-- start Information given --

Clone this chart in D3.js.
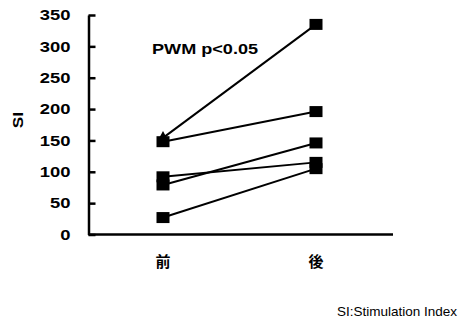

-- end Information given --
-- start Information given --

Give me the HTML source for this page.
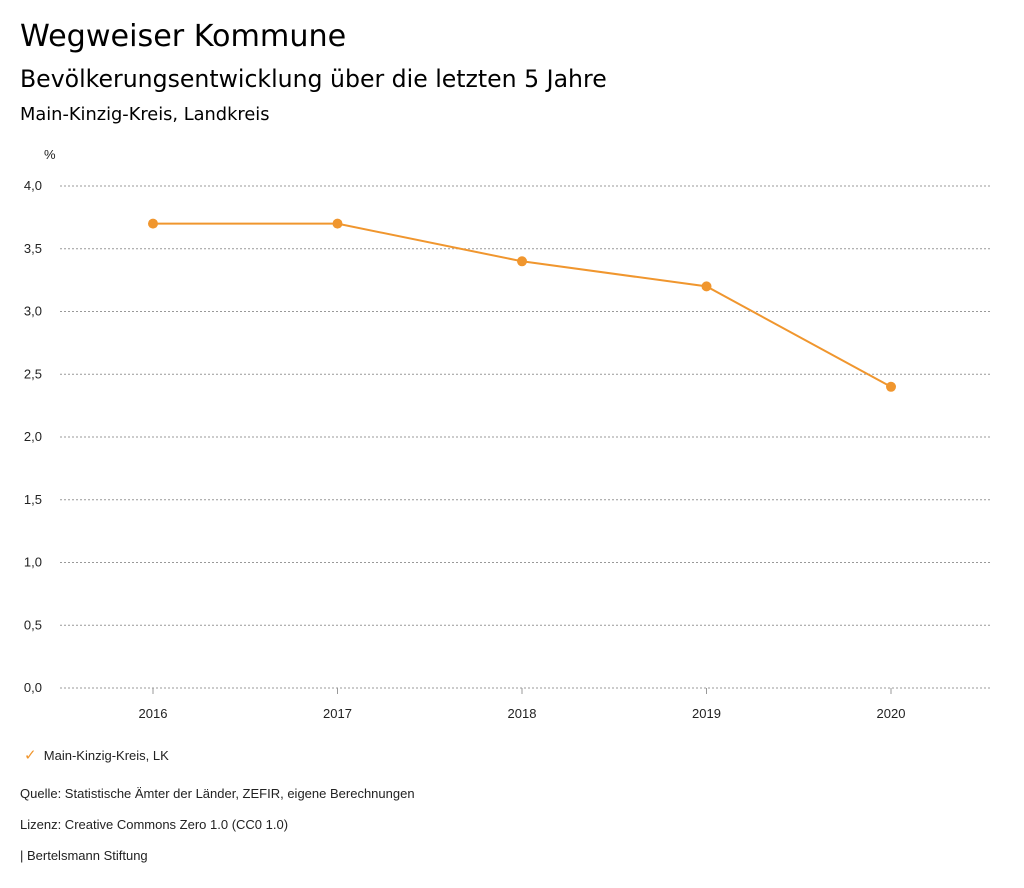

-- end Information given --
-- start Information given --

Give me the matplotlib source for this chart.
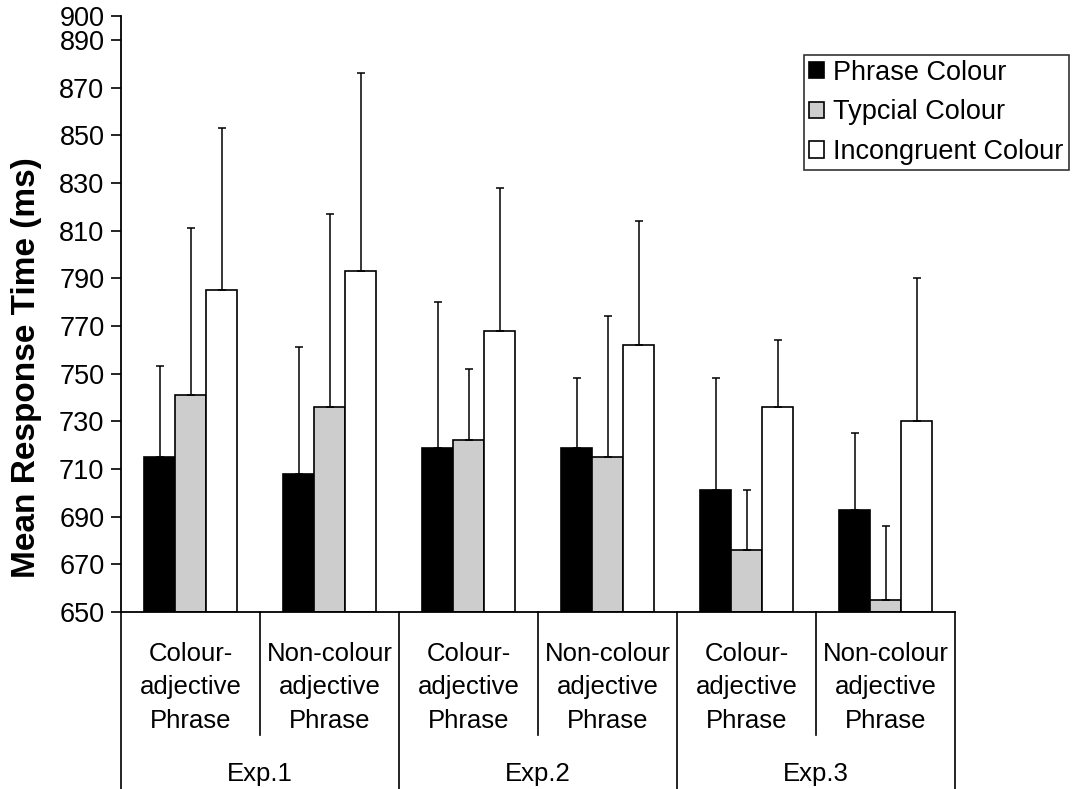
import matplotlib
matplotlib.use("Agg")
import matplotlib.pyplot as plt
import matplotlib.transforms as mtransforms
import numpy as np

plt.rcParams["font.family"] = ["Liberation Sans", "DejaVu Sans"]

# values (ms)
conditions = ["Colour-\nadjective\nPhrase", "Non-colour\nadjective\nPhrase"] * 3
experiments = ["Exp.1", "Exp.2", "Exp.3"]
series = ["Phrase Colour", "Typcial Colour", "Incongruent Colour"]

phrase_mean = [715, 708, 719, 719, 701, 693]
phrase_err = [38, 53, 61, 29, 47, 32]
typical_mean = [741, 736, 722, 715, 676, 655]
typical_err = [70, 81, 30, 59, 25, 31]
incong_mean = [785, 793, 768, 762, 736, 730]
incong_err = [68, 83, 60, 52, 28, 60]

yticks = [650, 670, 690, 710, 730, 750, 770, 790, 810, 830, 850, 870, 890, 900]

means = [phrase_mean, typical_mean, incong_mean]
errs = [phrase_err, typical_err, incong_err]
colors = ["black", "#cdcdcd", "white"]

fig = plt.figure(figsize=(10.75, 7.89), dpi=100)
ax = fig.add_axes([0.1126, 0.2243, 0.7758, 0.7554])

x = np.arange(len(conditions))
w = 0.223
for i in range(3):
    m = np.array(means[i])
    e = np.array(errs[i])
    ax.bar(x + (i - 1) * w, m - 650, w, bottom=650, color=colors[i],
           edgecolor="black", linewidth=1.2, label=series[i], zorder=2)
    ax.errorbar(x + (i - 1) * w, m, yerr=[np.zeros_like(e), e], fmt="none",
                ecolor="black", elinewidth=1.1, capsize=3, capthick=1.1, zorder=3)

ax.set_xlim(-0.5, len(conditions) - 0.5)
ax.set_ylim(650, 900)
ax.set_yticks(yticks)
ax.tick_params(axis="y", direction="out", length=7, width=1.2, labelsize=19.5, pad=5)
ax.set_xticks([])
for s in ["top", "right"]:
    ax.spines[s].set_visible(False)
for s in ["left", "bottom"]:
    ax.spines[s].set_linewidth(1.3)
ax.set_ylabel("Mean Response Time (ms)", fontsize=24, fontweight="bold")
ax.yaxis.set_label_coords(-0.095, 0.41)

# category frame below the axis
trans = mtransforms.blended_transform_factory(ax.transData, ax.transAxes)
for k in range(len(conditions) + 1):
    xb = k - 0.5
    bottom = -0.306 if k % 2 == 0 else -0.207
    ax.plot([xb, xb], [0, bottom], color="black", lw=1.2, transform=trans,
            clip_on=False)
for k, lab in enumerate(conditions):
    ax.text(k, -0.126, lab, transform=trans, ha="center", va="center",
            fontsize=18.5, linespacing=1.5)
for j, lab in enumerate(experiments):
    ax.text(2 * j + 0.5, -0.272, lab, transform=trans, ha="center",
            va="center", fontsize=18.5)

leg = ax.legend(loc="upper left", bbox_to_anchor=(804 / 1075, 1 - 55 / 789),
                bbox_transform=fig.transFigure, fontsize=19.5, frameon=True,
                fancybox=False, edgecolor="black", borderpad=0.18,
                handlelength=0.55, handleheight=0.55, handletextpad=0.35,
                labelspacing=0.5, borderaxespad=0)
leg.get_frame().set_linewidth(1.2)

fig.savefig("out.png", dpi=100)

-- end Information given --

From the records above, give again only the part that opens with the line containing "Give me the matplotlib source for this chart." and closes with the line containing "870, 890, 900]". Keep both ends but drop the pictures.

* Exercise answer *
Give me the matplotlib source for this chart.
import matplotlib
matplotlib.use("Agg")
import matplotlib.pyplot as plt
import matplotlib.transforms as mtransforms
import numpy as np

plt.rcParams["font.family"] = ["Liberation Sans", "DejaVu Sans"]

# values (ms)
conditions = ["Colour-\nadjective\nPhrase", "Non-colour\nadjective\nPhrase"] * 3
experiments = ["Exp.1", "Exp.2", "Exp.3"]
series = ["Phrase Colour", "Typcial Colour", "Incongruent Colour"]

phrase_mean = [715, 708, 719, 719, 701, 693]
phrase_err = [38, 53, 61, 29, 47, 32]
typical_mean = [741, 736, 722, 715, 676, 655]
typical_err = [70, 81, 30, 59, 25, 31]
incong_mean = [785, 793, 768, 762, 736, 730]
incong_err = [68, 83, 60, 52, 28, 60]

yticks = [650, 670, 690, 710, 730, 750, 770, 790, 810, 830, 850, 870, 890, 900]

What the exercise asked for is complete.